Adversity exposure in childhood is associated with greater risk for developing internalizing and externalizing problems throughout childhood and adolescence (Henry et al., 2021). Adversity exposure may confer risk by impacting executive function, including reduced cognitive flexibility, due to the neurobiological consequences of increased stress hormone exposure (Kavanaugh et al., 2017). Previous research has linked adversity exposure to reduced cognitive flexibility in youth (Kavanaugh et al., 2017). Lower cognitive flexibility is also associated with internalizing and externalizing problems including depression, anxiety, and disruptive mood dysregulation disorder in youth and adults (Patwardhan et al., 2021; Stange et al., 2017; Braenden et al., 2023). Although cognitive flexibility mediated the pathway from childhood adversity exposure to depression in college students (Huang et al., 2022), to date, no research has investigated this pathway with internalizing and externalizing problems during late childhood.
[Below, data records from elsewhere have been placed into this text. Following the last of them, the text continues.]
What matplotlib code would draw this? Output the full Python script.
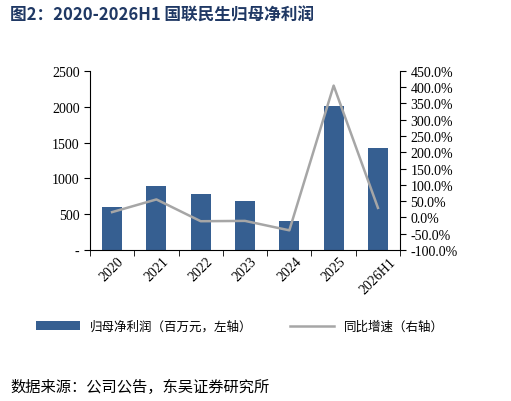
import matplotlib
matplotlib.use("Agg")
import matplotlib.pyplot as plt
import numpy as np
from matplotlib.ticker import FuncFormatter, FixedLocator

plt.rcParams['font.family'] = ['Liberation Serif', 'Noto Sans CJK SC']

categories = ['2020', '2021', '2022', '2023', '2024', '2025', '2026H1']
profit = [600, 895, 780, 685, 410, 2015, 1425]
growth = [16, 55, -12, -11, -40, 405, 29]

fig = plt.figure(figsize=(5.11, 4.02), dpi=100)
ax = fig.add_axes([0.176, 0.376, 0.607, 0.445])
x = np.arange(len(categories))
ax.bar(x, profit, width=0.45, color='#365F91', label='归母净利润（百万元，左轴）')
ax.set_ylim(0, 2500)
ax.set_yticks(range(0, 2501, 500))
ax.yaxis.set_major_formatter(FuncFormatter(lambda v, p: '-' if v == 0 else f'{int(v)}'))
ax.set_xlim(-0.5, len(categories) - 0.5)
ax.set_xticks(x)
ax.set_xticklabels(categories, rotation=45)
ax.tick_params(axis='x', length=0, labelsize=10)
ax.xaxis.set_minor_locator(FixedLocator(np.arange(-0.5, len(categories), 1)))
ax.tick_params(axis='x', which='minor', length=4, direction='out')
ax.tick_params(axis='y', labelsize=10, direction='out', length=4)
for s in ['top', 'right']:
    ax.spines[s].set_visible(False)

ax2 = ax.twinx()
ax2.plot(x, growth, color='#A6A6A6', lw=1.8, label='同比增速（右轴）')
ax2.set_ylim(-100, 450)
ax2.set_yticks(range(-100, 451, 50))
ax2.yaxis.set_major_formatter(FuncFormatter(lambda v, p: f'{v:.1f}%'))
ax2.tick_params(axis='y', labelsize=10, direction='out', length=4)
for s in ['top', 'left', 'bottom']:
    ax2.spines[s].set_visible(False)

h1, l1 = ax.get_legend_handles_labels()
h2, l2 = ax2.get_legend_handles_labels()
fig.legend(h1 + h2, l1 + l2, loc='center', bbox_to_anchor=(0.47, 0.185), ncol=2,
           frameon=False, handlelength=3.5, columnspacing=3,
           prop={'family': ['Noto Sans CJK SC'], 'size': 9})

fig.text(0.02, 0.96, '图2：2020-2026H1 国联民生归母净利润', fontsize=12, fontweight='bold',
         color='#1F3864', va='center', family=['Noto Sans CJK SC'])
fig.text(0.02, 0.035, '数据来源：公司公告，东吴证券研究所', fontsize=11,
         va='center', family=['Noto Sans CJK SC'])
fig.savefig('out.png', dpi=100)
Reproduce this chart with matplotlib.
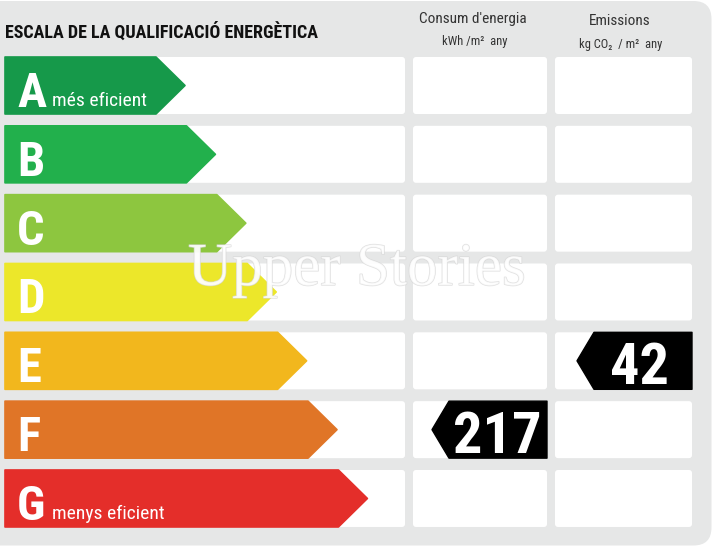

Investigating this pathway in late childhood is important because of the developmental trajectory of cognitive flexibility and emergence of internalizing and externalizing symptoms. The present study addresses gaps in the literature by testing whether cognitive flexibility mediates the association between adversity exposure and internalizing and externalizing problems in 9-11-year-old youth. Analyses were conducted with data from the Adolescent Brain and Cognitive Development Study (ABCD), a longitudinal dataset of youth (study wave 1: 9-11 years old, study wave 2: 10-12 years old), sampled across the United States (n = 11,868). Adversity exposure was calculated as the sum of 31 items from youth and parent reported measures of abuse and neglect, domestic violence, household mental illness and substance use, and economic hardship. Cognitive flexibility was measured by the NIH toolbox Dimensional Card sort Task. Parent reported externalizing symptoms were measured by the Child Behavior Checklist (Achenbach, 1991). Youth reported internalizing symptoms were measured by The Brief Problem Monitoring Survey (Achenbach et al., 2011). As expected, greater adversity exposure was associated with lower cognitive flexibility, and higher internalizing and externalizing symptoms 1 year later. Cognitive flexibility mediated the association between adverse events and youth self-reported internalizing symptoms and parent reported externalizing symptoms.